Vient ensuite un couplet sur le risque de retour de la femme traditionnelle qu’incarnerait celle qui fournit des services sexuels. La prostituée est ainsi décrite comme «oublieuse de soi, de sa propre sexualité, de ses propres désirs». Cette vision essentialiste et «putophobe» démontre le mépris que les abolitionnistes ont pour les travailleurs du sexe. S’ils nous connaissaient, ils sauraient que non seulement nous avons des compétences non négligeables pour exercer notre travail, mais qu’ils auraient à apprendre de nous et que cela les pousserait à remettre en question leur vision de ce que doit être la sexualité. Nous n’avons pas de leçon de féminisme à recevoir. Pour nous, ce n’est pas juste une théorie de salon, nous l’exerçons tous les jours et dans notre travail, en imposant nos conditions, nos pratiques, nos tarifs, et notre prévention aux hommes. Dans le registre de la peur toujours, nos chers abolitionnistes jouent sur la confusion entre le proxénétisme de soutien et le proxénétisme de contrainte et rappellent que les pays où l’assistance sexuelle existe ont dû décriminaliser certaines formes de proxénétisme. C’est précisément une des revendications des mouvements de travailleurs du sexe partout dans le monde qui en ont assez que, sous des faux prétextes de protection, ces lois servent à dissuader l’exercice de notre travail en criminalisant l’accès au logement, toute transaction économique, et jusque notre vie privée et familiale. S’il s’agissait de nous protéger contre les violences, pourquoi ne pas nous inclure dans le droit commun comme les autres citoyens et travailleurs et obliger la police à assurer notre protection comme le font ces soi-disant pays proxénètes ?
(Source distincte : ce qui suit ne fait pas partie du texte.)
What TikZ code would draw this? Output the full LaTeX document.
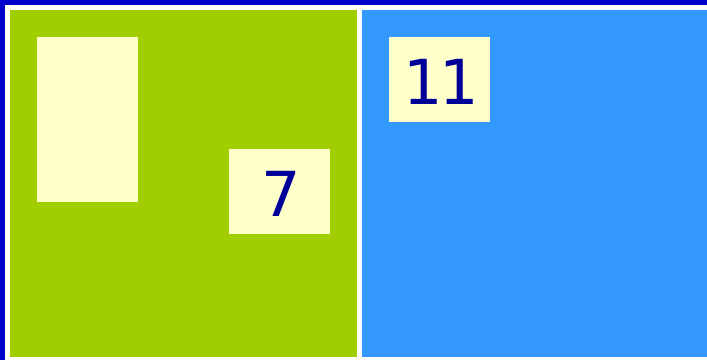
\documentclass[tikz,border=0pt]{standalone}
\usepackage{fontspec}
\setmainfont{DejaVu Sans}
\definecolor{frameblue}{HTML}{0000CC}
\definecolor{leafgreen}{HTML}{A0CE00}
\definecolor{skyblue}{HTML}{3399FF}
\definecolor{creamy}{HTML}{FFFFCC}
\definecolor{navytext}{HTML}{000099}
\begin{document}
\begin{tikzpicture}[x=1pt,y=-1pt,
  cream/.style={fill=creamy,draw=none},
  numtext/.style={text=navytext,font=\fontsize{62}{62}\selectfont,inner sep=0pt,anchor=base}]
\useasboundingbox (0,0) rectangle (707,360);
\fill[frameblue] (0,0) rectangle (707,360);
\fill[white] (5,5) rectangle (707,360);
\fill[leafgreen] (10,10) rectangle (357,357);
\fill[skyblue] (362,10) rectangle (707,357);
\fill[cream] (37,37) rectangle (138,202);
\fill[cream] (229,149) rectangle (330,234);
\fill[cream] (389,37) rectangle (490,122);
\node[numtext] (seven) at (281,216.5) {7};
\node[numtext] (eleven) at (441,104) {1\kern-3.5pt 1};
\end{tikzpicture}
\end{document}
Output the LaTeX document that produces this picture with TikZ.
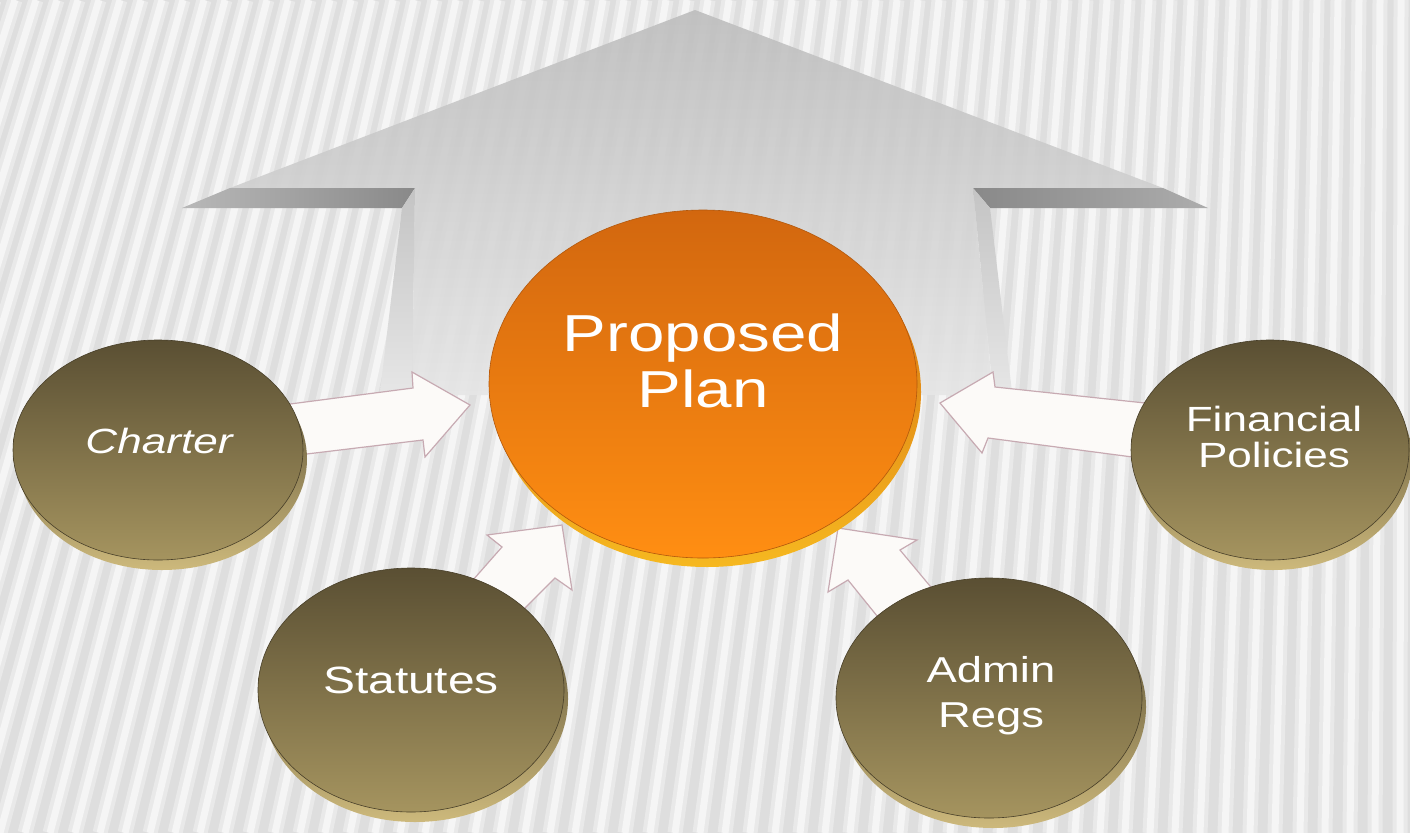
\documentclass[tikz,border=0pt]{standalone}
\usepackage{fontspec}
\newfontfamily\slidefont{Liberation Sans}[FakeStretch=1.26]
\usetikzlibrary{shapes.geometric}
\definecolor{backgrey}{HTML}{DEDEDE}
\definecolor{facetop}{HTML}{BDBDBD}
\definecolor{facebottom}{HTML}{E6E6E6}
\definecolor{bandgrey}{HTML}{898989}
\definecolor{sidegrey}{HTML}{C4C4C4}
\definecolor{arrowfill}{HTML}{FCFAF8}
\definecolor{arrowline}{HTML}{C7AAB2}
\definecolor{plantop}{HTML}{D2670F}
\definecolor{planbottom}{HTML}{FF8E12}
\definecolor{planrim}{HTML}{F6B820}
\definecolor{olivetop}{HTML}{5A4F33}
\definecolor{olivebottom}{HTML}{A5945F}
\definecolor{oliverim}{HTML}{CDB97C}
\begin{document}
\begin{tikzpicture}[x=1pt,y=-1pt,
    stripe/.style={white,line width=15pt,opacity=0.35},
    stripecore/.style={white,line width=7pt,opacity=0.55},
    side/.style={top color=sidegrey,bottom color=facebottom},
    blockarrow/.style={fill=arrowfill,draw=arrowline,line width=1.2pt,line join=miter},
    plandisc/.style={ellipse,inner sep=0pt,top color=plantop,bottom color=planbottom,draw=plantop!85!black,line width=0.6pt},
    planrimdisc/.style={ellipse,inner sep=0pt,top color=plantop,bottom color=planrim},
    disc/.style={ellipse,inner sep=0pt,top color=olivetop,bottom color=olivebottom,draw=olivetop!80!black,line width=0.6pt},
    rimdisc/.style={ellipse,inner sep=0pt,top color=olivetop!80!black,bottom color=oliverim},
    disctext/.style={text=white,align=center,inner sep=0pt}]
  \useasboundingbox (0,0) rectangle (1410,833);
  \fill[backgrey] (0,0) rectangle (1410,833);
  \begin{scope}
    \clip (0,0) rectangle (1410,833);
    \foreach \i in {-12,...,60} {
      \draw[stripe] ({25*\i},833) -- ({25*\i+225-4*\i},0);
      \draw[stripecore] ({25*\i},833) -- ({25*\i+225-4*\i},0);
    }
  \end{scope}

  \shade[top color=facetop,bottom color=facebottom,fill opacity=0.9]
    (695,10) -- (1163,188) -- (973,188) -- (993,395) -- (412,395) -- (415,188) -- (230,188) -- cycle;
  \shade[left color=bandgrey!60!white,right color=bandgrey] (230,188) -- (415,188) -- (402,208) -- (182,208) -- cycle;
  \shade[left color=bandgrey,right color=bandgrey!70!white] (973,188) -- (1163,188) -- (1208,208) -- (990,208) -- cycle;
  \shade[side] (402,208) -- (415,188) -- (412,392) -- (380,392) -- cycle;
  \shade[side] (973,188) -- (990,208) -- (1012,392) -- (993,392) -- cycle;

  \draw[blockarrow] (290,404) -- (413,388) -- (412,372) -- (470,405) -- (425,457) -- (423,440) -- (290,456) -- cycle;
  \draw[blockarrow] (458,597) -- (502,547) -- (487,535) -- (562,525) -- (572,590) -- (555,578) -- (510,623) -- cycle;
  \draw[blockarrow] (890,632) -- (848,580) -- (828,592) -- (838,528) -- (917,540) -- (900,550) -- (945,604) -- cycle;
  \draw[blockarrow] (1145,403) -- (995,387) -- (993,372) -- (940,403) -- (982,453) -- (988,438) -- (1140,458) -- cycle;

  \node[planrimdisc,minimum width=428pt,minimum height=350pt] (plan-rim) at (707,392) {};
  \node[plandisc,minimum width=428pt,minimum height=348pt] (plan) at (703,384) {};

  \node[rimdisc,minimum width=290pt,minimum height=222pt] (charter-rim) at (162,459) {};
  \node[disc,minimum width=290pt,minimum height=220pt] (charter) at (158,450) {};
  \node[rimdisc,minimum width=306pt,minimum height=246pt] (statutes-rim) at (415,699) {};
  \node[disc,minimum width=306pt,minimum height=244pt] (statutes) at (411,690) {};
  \node[rimdisc,minimum width=306pt,minimum height=242pt] (admin-rim) at (993,707) {};
  \node[disc,minimum width=306pt,minimum height=240pt] (admin) at (989,698) {};
  \node[rimdisc,minimum width=278pt,minimum height=222pt] (financial-rim) at (1273,459) {};
  \node[disc,minimum width=278pt,minimum height=220pt] (financial) at (1270,450) {};

  \node[disctext,font=\slidefont\fontsize{52}{56}\selectfont] (plan-label) at (703,361) {Proposed\\Plan};
  \node[disctext,font=\slidefont\itshape\fontsize{35}{40}\selectfont,anchor=base] (charter-label) at (159,453) {Charter};
  \node[disctext,font=\slidefont\fontsize{38}{42}\selectfont,anchor=base] (statutes-label) at (411,693) {Statutes};
  \node[disctext,font=\slidefont\fontsize{36}{45}\selectfont] (admin-label) at (991,696) {Admin\\Regs};
  \node[disctext,font=\slidefont\fontsize{35}{36}\selectfont] (financial-label) at (1274,437) {Financial\\Policies};
\end{tikzpicture}
\end{document}
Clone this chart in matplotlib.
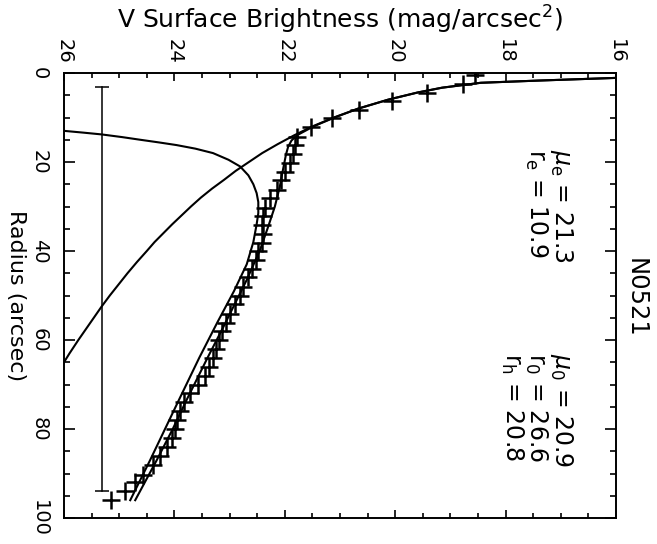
import numpy as np
import matplotlib
matplotlib.use("Agg")
import matplotlib.pyplot as plt
from matplotlib.ticker import MultipleLocator

# measured profile (radius in arcsec, V surface brightness in mag/arcsec^2)
radius = [0.5, 2.5, 4.4, 6.2, 8.3, 10.2, 12.2, 14.3, 16.2, 18.2, 20.3, 22.2,
          24.0, 26.3, 28.2, 30.4, 32.1, 34.2, 36.2, 38.2, 40.0, 42.1, 44.0,
          45.9, 48.1, 50.0, 52.0, 54.1, 56.1, 58.0, 60.0, 62.0, 64.0, 66.0,
          68.0, 70.0, 72.0, 74.0, 76.0, 78.0, 80.0, 82.0, 84.0, 86.0, 88.0,
          90.4, 92.0, 94.0, 96.0]
mu = [18.55, 18.78, 19.43, 20.06, 20.65, 21.15, 21.53, 21.78, 21.82, 21.85,
      21.91, 22.00, 22.06, 22.15, 22.27, 22.36, 22.40, 22.42, 22.39, 22.42,
      22.48, 22.52, 22.60, 22.66, 22.75, 22.81, 22.90, 22.99, 23.07, 23.14,
      23.20, 23.25, 23.30, 23.37, 23.45, 23.57, 23.72, 23.83, 23.90, 23.95,
      23.99, 24.05, 24.13, 24.26, 24.38, 24.56, 24.71, 24.89, 25.14]

# bulge model curve
bulge_r = [1.1, 1.7, 2.2, 3.3, 4.4, 6, 8, 10, 12, 14, 16, 18, 20, 22, 24, 26,
           28, 30, 32, 34, 36, 38, 40, 42.5, 45, 47.5, 50, 52.5, 55, 57.5,
           60, 63, 66]
bulge_mu = [16.0, 17.4, 18.45, 19.15, 19.6, 20.13, 20.67, 21.11, 21.5, 21.83,
            22.13, 22.41, 22.65, 22.89, 23.1, 23.32, 23.52, 23.7, 23.87, 24.04,
            24.2, 24.36, 24.5, 24.68, 24.85, 25.01, 25.17, 25.32, 25.46, 25.6,
            25.74, 25.9, 26.05]

# disk model curve
disk_r = [13.0, 13.4, 13.8, 14.4, 15.0, 15.6, 16.2, 17.0, 18.0, 19.5, 21.0,
          23.0, 25.0, 27.0, 29.0, 31.5, 34.0, 38.0, 43.0, 49.0, 56.0, 64.0,
          73.0, 80.0, 87.0, 96.0]
disk_mu = [26.0, 25.65, 25.32, 24.95, 24.62, 24.28, 23.96, 23.62, 23.30,
           23.02, 22.81, 22.66, 22.57, 22.51, 22.48, 22.48, 22.51, 22.57,
           22.69, 22.92, 23.22, 23.55, 23.9, 24.17, 24.44, 24.80]

# bulge + disk
total_r = [1.1, 1.7, 2.2, 3.3, 4.4, 6, 8, 10, 12, 14, 15.2, 16.6, 18.4, 20.3,
           22.8, 25.5, 30.0, 34.5, 39.8, 46.5, 52.5, 57.0, 64.0, 73.5, 80.0,
           87.0, 96.0]
total_mu = [16.0, 17.4, 18.45, 19.15, 19.6, 20.13, 20.67, 21.1, 21.48, 21.78,
            21.88, 21.94, 21.98, 22.01, 22.05, 22.09, 22.18, 22.30, 22.45,
            22.69, 22.93, 23.11, 23.4, 23.78, 24.03, 24.32, 24.71]

# sky level bar
sky_mu = 25.32
sky_r = [3.2, 94.0]

fig = plt.figure(figsize=(6.57, 5.44), dpi=100)
ax = fig.add_axes([64 / 657, 1 - 518 / 544, 552 / 657, 445 / 544])

lw = 1.5
ax.plot(bulge_mu, bulge_r, 'k-', lw=lw)
ax.plot(disk_mu, disk_r, 'k-', lw=lw)
ax.plot(total_mu, total_r, 'k-', lw=lw)
ax.plot(mu, radius, 'k+', ms=12.5, mew=1.8)
ax.plot([sky_mu, sky_mu], sky_r, 'k-', lw=1.1, marker='_', ms=9.5, mew=1.1)

ax.set_xlim(26, 16)
ax.set_ylim(100, 0)
ax.xaxis.set_major_locator(MultipleLocator(2))
ax.xaxis.set_minor_locator(MultipleLocator(0.5))
ax.yaxis.set_major_locator(MultipleLocator(20))
ax.yaxis.set_minor_locator(MultipleLocator(5))
ax.tick_params(which='both', direction='in', top=True, bottom=True,
               left=True, right=True, labeltop=True, labelbottom=False,
               width=1.2, labelsize=14)
ax.tick_params(axis='x', which='major', length=6, pad=7, labelrotation=-90)
ax.tick_params(axis='x', which='minor', length=3.5)
ax.tick_params(axis='y', which='major', length=8, pad=11, labelrotation=-90)
ax.tick_params(axis='y', which='minor', length=4)
for lab in ax.get_yticklabels():
    lab.set_va('center')
for sp in ax.spines.values():
    sp.set_linewidth(1.4)

ax.xaxis.set_label_position('top')
ax.set_xlabel('V Surface Brightness (mag/arcsec$^2$)', fontsize=18, labelpad=7)
ax.set_ylabel('Radius (arcsec)', fontsize=16, rotation=-90, labelpad=3,
              va='top')

ax.text(1.036, 0.494, 'N0521', transform=ax.transAxes, rotation=-90,
        ha='center', va='center', fontsize=17.5)

ax.text(16.98, 17.0, r'$\mu_{\rm e}$ = 21.3', rotation=-90, ha='center',
        va='top', fontsize=17)
ax.text(17.44, 17.0, r'r$_{\rm e}$ = 10.9', rotation=-90, ha='center',
        va='top', fontsize=17)
ax.text(16.98, 63.0, r'$\mu_{\rm 0}$ = 20.9', rotation=-90, ha='center',
        va='top', fontsize=17)
ax.text(17.44, 63.0, r'r$_{\rm 0}$ = 26.6', rotation=-90, ha='center',
        va='top', fontsize=17)
ax.text(17.88, 63.0, r'r$_{\rm h}$ = 20.8', rotation=-90, ha='center',
        va='top', fontsize=17)

fig.savefig('out.png', dpi=100)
Troisième mensonge, les textes des instances internationales ne se dirigent pas vers plus de criminalisation de la demande mais montrent un certain scepticisme face à ce modèle. Le secrétaire général de l’ONU, Ban Ki-moon, s’est lui-même prononcé pour la décriminalisation du travail sexuel et le dernier rapport de l’Unaids a recommandé de ne pas suivre la voie répressive de la Suède et des Etats-Unis. Il préconise au contraire d’adopter une approche dite de reconnaissance des droits humains des travailleurs du sexe, admettant leur existence et leur auto-organisation. De plus, la demande de services sexuels ne crée pas le trafic des femmes comme c’est encore répété sans preuve. La demande de services sexuels a toujours existé tandis que la traite s’est développée seulement ces quinze dernières années. Le nombre de clients tendrait même à avoir diminué, montrant bien un manque de corrélation. Ce qui crée la traite, c’est plutôt le renforcement des mesures anti-migratoires qui obligent les travailleurs migrants les plus précaires, dont les travailleurs du sexe, à accepter des conditions de travail toujours plus dures. La traite et l’exploitation n’existent pas que dans l’industrie du sexe mais dans nombre de métiers, or la demande pour des services sexuels est toujours visée.
La réelle violence contre les femmes est celle issue du système abolitionniste qui, en voulant empêcher l’existence de la prostitution, force les femmes, mais aussi les hommes et les trans’ toujours oubliés au passage, à exercer dans des conditions encore plus précaires et dangereuses, comme c’est le cas en Suède où les travailleurs du sexe sont obligés de passer par des intermédiaires pour organiser la rencontre avec leurs clients. Il est intéressant enfin de constater où sont leurs priorités. Alors que les travailleurs du sexe subissent depuis le 18 mars 2003 la pénalisation du racolage passif, ils préfèrent concentrer leur force contre les assistants sexuels qui ne concernent que quelques centaines de personnes en France.
La France est encore en retard sur ses voisins. Comme lorsque l’avortement était illégal, les plus riches se rendent à l’étranger et les plus pauvres continuent de prendre les risques sanitaires et légaux qu’implique la criminalisation.